» Directive: Copy out exactly the lines from the one holding "What matplotlib code" through the one holding "label=g, zorder=3, linewidths=0)", ends included; omit images.

» Data for this exercise:
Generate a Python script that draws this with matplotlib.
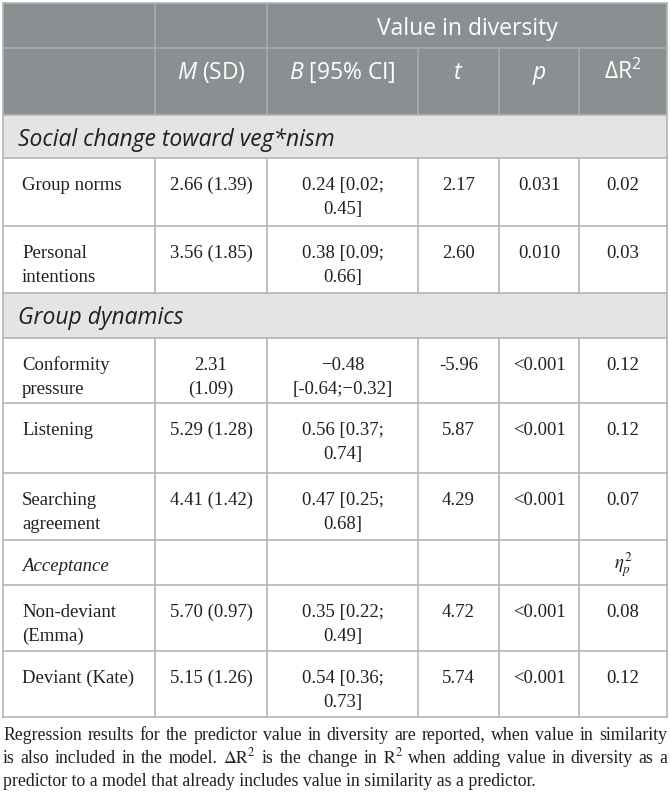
import matplotlib.pyplot as plt
from matplotlib.patches import Rectangle

plt.rcParams['mathtext.fontset'] = 'custom'
plt.rcParams['mathtext.rm'] = 'Open Sans'
plt.rcParams['mathtext.it'] = 'Open Sans:italic'

# table content
top_header = "Value in diversity"
col_heads = ["", "$M$ (SD)", "$B$ [95% CI]", "$t$", "$p$", r"Δ$\mathrm{R}^2$"]
sections = ["Social change toward veg*nism", "Group dynamics"]
sub_heading = "Acceptance"
sub_stat = r"$\eta_p^2$"

labels = [["Group norms"], ["Personal", "intentions"], ["Conformity", "pressure"],
          ["Listening"], ["Searching", "agreement"], ["Non-deviant", "(Emma)"],
          ["Deviant (Kate)"]]
means = [["2.66 (1.39)"], ["3.56 (1.85)"], ["2.31", "(1.09)"], ["5.29 (1.28)"],
         ["4.41 (1.42)"], ["5.70 (0.97)"], ["5.15 (1.26)"]]
b_ci = [["0.24 [0.02;", "0.45]"], ["0.38 [0.09;", "0.66]"], ["\u22120.48", "[-0.64;\u22120.32]"],
        ["0.56 [0.37;", "0.74]"], ["0.47 [0.25;", "0.68]"], ["0.35 [0.22;", "0.49]"],
        ["0.54 [0.36;", "0.73]"]]
t_vals = ["2.17", "2.60", "-5.96", "5.87", "4.29", "4.72", "5.74"]
p_vals = ["0.031", "0.010", "<0.001", "<0.001", "<0.001", "<0.001", "<0.001"]
dr2_vals = ["0.02", "0.03", "0.12", "0.12", "0.07", "0.08", "0.12"]

footnote = [
    "Regression results for the predictor value in diversity are reported, when value in similarity",
    r"is also included in the model. $\Delta\mathrm{R}^2$ is the change in $\mathrm{R}^2$ when adding value in diversity as a",
    "predictor to a model that already includes value in similarity as a predictor.",
]

# row order of the body: section, data row, sub heading
layout = [("sec", 0), ("row", 0), ("row", 1), ("sec", 1), ("row", 2), ("row", 3),
          ("row", 4), ("sub", None), ("row", 5), ("row", 6)]

col_x = [3, 155, 267, 418, 499, 579, 667]
row_y = [3, 48, 115, 158, 226, 293, 338, 403, 473, 540, 585, 651, 717]

head_bg = "#8a8f91"
head_line = "#a9adaf"
sec_bg = "#e3e4e4"
grid = "#b5b5b5"
ink = "#231f20"

fig = plt.figure(figsize=(6.7, 7.97), dpi=100)
ax = fig.add_axes([0, 0, 1, 1])
ax.set_xlim(0, 670)
ax.set_ylim(797, 0)
ax.axis("off")

serif = "Liberation Serif"
sans = "Open Sans"
body_fs = 13.5
head_fs = 16.5
foot_fs = 12.8

# header block
ax.add_patch(Rectangle((col_x[0], row_y[0]), col_x[-1] - col_x[0], row_y[2] - row_y[0],
                       facecolor=head_bg, edgecolor="none", zorder=0))
ax.plot([col_x[0], col_x[-1]], [row_y[1], row_y[1]], color=head_line, lw=1.2)
for x in col_x[1:3]:
    ax.plot([x, x], [row_y[0], row_y[2]], color=head_line, lw=1.2)
for x in col_x[3:6]:
    ax.plot([x, x], [row_y[1], row_y[2]], color=head_line, lw=1.2)
ax.text((col_x[2] + col_x[-1]) / 2, row_y[0] + 32, top_header, color="white",
        fontsize=head_fs, family=sans, ha="center", va="baseline")
for i, h in enumerate(col_heads):
    if h:
        ax.text((col_x[i] + col_x[i + 1]) / 2, row_y[1] + 31, h, color="white",
                fontsize=head_fs, family=sans, ha="center", va="baseline")

# body rows
for k, (kind, idx) in enumerate(layout):
    top = row_y[k + 2]
    bot = row_y[k + 3]
    if kind == "sec":
        ax.add_patch(Rectangle((col_x[0], top), col_x[-1] - col_x[0], bot - top,
                               facecolor=sec_bg, edgecolor="none", zorder=0))
        ax.text(col_x[0] + 15, top + 31, sections[idx], color=ink, fontsize=head_fs,
                family=sans, style="italic", va="baseline")
        continue
    for x in col_x[1:-1]:
        ax.plot([x, x], [top, bot], color=grid, lw=1.2)
    if kind == "sub":
        ax.text(col_x[0] + 19, top + 31, sub_heading, color=ink, fontsize=body_fs,
                family=serif, style="italic", va="baseline")
        ax.text((col_x[5] + col_x[6]) / 2, top + 29, sub_stat, color=ink, fontsize=body_fs,
                math_fontfamily="stix", ha="center", va="baseline")
        continue
    cells = [labels[idx], means[idx], b_ci[idx], [t_vals[idx]], [p_vals[idx]], [dr2_vals[idx]]]
    for c, lines in enumerate(cells):
        for j, line in enumerate(lines):
            y = top + 32 + 24 * j
            if c == 0:
                ax.text(col_x[0] + 19, y, line, color=ink, fontsize=body_fs, family=serif,
                        va="baseline")
            else:
                ax.text((col_x[c] + col_x[c + 1]) / 2, y, line, color=ink, fontsize=body_fs,
                        family=serif, ha="center", va="baseline")

for y in row_y[2:]:
    ax.plot([col_x[0], col_x[-1]], [y, y], color=grid, lw=1.2)
ax.plot([col_x[0], col_x[0]], [row_y[0], row_y[-1]], color=grid, lw=1.2)
ax.plot([col_x[-1], col_x[-1]], [row_y[0], row_y[-1]], color=grid, lw=1.2)
ax.plot([col_x[0], col_x[-1]], [row_y[0], row_y[0]], color=grid, lw=1.2)

# footnote, justified like the journal page
renderer = fig.canvas.get_renderer()
foot_y = [740, 763, 786]
for n, (line, y) in enumerate(zip(footnote, foot_y)):
    if n == len(footnote) - 1:
        ax.text(col_x[0], y, line, color=ink, fontsize=foot_fs, family=serif, va="baseline")
        continue
    words = line.split(" ")
    objs = [ax.text(0, y, w, color=ink, fontsize=foot_fs, family=serif, va="baseline",
                    math_fontfamily="stix") for w in words]
    widths = [o.get_window_extent(renderer).width for o in objs]
    gap = (col_x[-1] - col_x[0] - sum(widths)) / (len(words) - 1)
    x = col_x[0]
    for o, w in zip(objs, widths):
        o.set_x(x)
        x += w + gap

fig.savefig("out.png", dpi=100)
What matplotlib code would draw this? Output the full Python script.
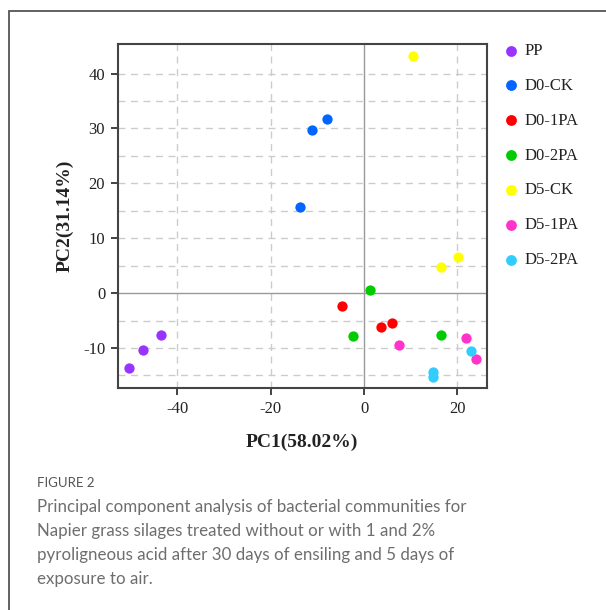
import matplotlib.pyplot as plt
from matplotlib.patches import Rectangle

groups = ['PP', 'D0-CK', 'D0-1PA', 'D0-2PA', 'D5-CK', 'D5-1PA', 'D5-2PA']
colors = ['#9933ff', '#0066ff', '#ff0000', '#00cc00', '#ffff00', '#ff33cc', '#33ccff']
pc1 = [
    [-50.4, -47.4, -43.6],
    [-13.8, -11.2, -7.9],
    [-4.8, 3.6, 5.9],
    [1.2, -2.4, 16.6],
    [10.5, 16.4, 20.1],
    [7.6, 21.8, 24.0],
    [14.8, 14.7, 22.9],
]
pc2 = [
    [-13.6, -10.3, -7.7],
    [15.6, 29.7, 31.8],
    [-2.3, -6.2, -5.4],
    [0.6, -7.8, -7.6],
    [43.3, 4.7, 6.6],
    [-9.4, -8.2, -12.1],
    [-14.3, -15.3, -10.5],
]
xticks = [-40, -20, 0, 20]
yticks = [-10, 0, 10, 20, 30, 40]
xgrid = [-40, -20, 20]
ygrid = [-15, -10, -5, 5, 10, 15, 20, 25, 30, 35, 40]

caption_head = 'FIGURE 2'
caption_lines = ['Principal component analysis of bacterial communities for',
                 'Napier grass silages treated without or with 1 and 2%',
                 'pyroligneous acid after 30 days of ensiling and 5 days of',
                 'exposure to air.']

fig = plt.figure(figsize=(6.06, 6.10), dpi=100)
fig.patches.append(Rectangle((9 / 606, -0.1), 1.2, 1.1 - 11 / 610, transform=fig.transFigure,
                             fill=False, edgecolor='#555555', linewidth=1.3))

ax = fig.add_axes([0.1942, 0.3639, 0.609, 0.564])
for x in xgrid:
    ax.axvline(x, color='#cccccc', linestyle=(0, (5, 4)), linewidth=1, zorder=0)
for y in ygrid:
    ax.axhline(y, color='#cccccc', linestyle=(0, (5, 4)), linewidth=1, zorder=0)
ax.axvline(0, color='#999999', linewidth=1, zorder=1)
ax.axhline(0, color='#999999', linewidth=1, zorder=1)

for g, c, xs, ys in zip(groups, colors, pc1, pc2):
    ax.scatter(xs, ys, s=55, color=c, label=g, zorder=3, linewidths=0)

ax.set_xlim(-52.8, 26.3)
ax.set_ylim(-17.3, 45.4)
ax.set_xticks(xticks)
ax.set_yticks(yticks)
ax.set_xticklabels([str(t) for t in xticks])
ax.set_yticklabels([str(t) for t in yticks])
for sp in ax.spines.values():
    sp.set_color('#444444')
    sp.set_linewidth(1.5)
ax.tick_params(colors='#222222', labelsize=12, length=5, width=1.2, pad=4,
               labelcolor='#222222')
for lab in ax.get_xticklabels() + ax.get_yticklabels():
    lab.set_family('Liberation Serif')

ax.set_xlabel('PC1(58.02%)', family='Liberation Serif', fontweight='bold', fontsize=14,
              color='#222222', labelpad=12)
ax.set_ylabel('PC2(31.14%)', family='Liberation Serif', fontweight='bold', fontsize=14,
              color='#222222', labelpad=7)

leg = ax.legend(loc='upper left', bbox_to_anchor=(504 / 606, 1 - 43 / 610),
                bbox_transform=fig.transFigure, frameon=False,
                prop={'family': 'Liberation Serif', 'size': 12},
                labelspacing=1.13, handletextpad=0.44, handlelength=0.8,
                markerscale=1.05, borderaxespad=0, borderpad=0)
for t in leg.get_texts():
    t.set_color('#222222')

fig.text(37 / 606, 1 - 483 / 610, caption_head, family='Lato', fontsize=9.5,
         color='#555555', va='center', ha='left')
# caption lines placed one by one, 24 px apart
for i, line in enumerate(caption_lines):
    fig.text(37 / 606, 1 - (507 + 24 * i) / 610, line, family='Lato', fontsize=12.2,
             color='#6e6e6e', va='center', ha='left')

plt.savefig('out.png', dpi=100)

» Expected answer:
What matplotlib code would draw this? Output the full Python script.
import matplotlib.pyplot as plt
from matplotlib.patches import Rectangle

groups = ['PP', 'D0-CK', 'D0-1PA', 'D0-2PA', 'D5-CK', 'D5-1PA', 'D5-2PA']
colors = ['#9933ff', '#0066ff', '#ff0000', '#00cc00', '#ffff00', '#ff33cc', '#33ccff']
pc1 = [
    [-50.4, -47.4, -43.6],
    [-13.8, -11.2, -7.9],
    [-4.8, 3.6, 5.9],
    [1.2, -2.4, 16.6],
    [10.5, 16.4, 20.1],
    [7.6, 21.8, 24.0],
    [14.8, 14.7, 22.9],
]
pc2 = [
    [-13.6, -10.3, -7.7],
    [15.6, 29.7, 31.8],
    [-2.3, -6.2, -5.4],
    [0.6, -7.8, -7.6],
    [43.3, 4.7, 6.6],
    [-9.4, -8.2, -12.1],
    [-14.3, -15.3, -10.5],
]
xticks = [-40, -20, 0, 20]
yticks = [-10, 0, 10, 20, 30, 40]
xgrid = [-40, -20, 20]
ygrid = [-15, -10, -5, 5, 10, 15, 20, 25, 30, 35, 40]

caption_head = 'FIGURE 2'
caption_lines = ['Principal component analysis of bacterial communities for',
                 'Napier grass silages treated without or with 1 and 2%',
                 'pyroligneous acid after 30 days of ensiling and 5 days of',
                 'exposure to air.']

fig = plt.figure(figsize=(6.06, 6.10), dpi=100)
fig.patches.append(Rectangle((9 / 606, -0.1), 1.2, 1.1 - 11 / 610, transform=fig.transFigure,
                             fill=False, edgecolor='#555555', linewidth=1.3))

ax = fig.add_axes([0.1942, 0.3639, 0.609, 0.564])
for x in xgrid:
    ax.axvline(x, color='#cccccc', linestyle=(0, (5, 4)), linewidth=1, zorder=0)
for y in ygrid:
    ax.axhline(y, color='#cccccc', linestyle=(0, (5, 4)), linewidth=1, zorder=0)
ax.axvline(0, color='#999999', linewidth=1, zorder=1)
ax.axhline(0, color='#999999', linewidth=1, zorder=1)

for g, c, xs, ys in zip(groups, colors, pc1, pc2):
    ax.scatter(xs, ys, s=55, color=c, label=g, zorder=3, linewidths=0)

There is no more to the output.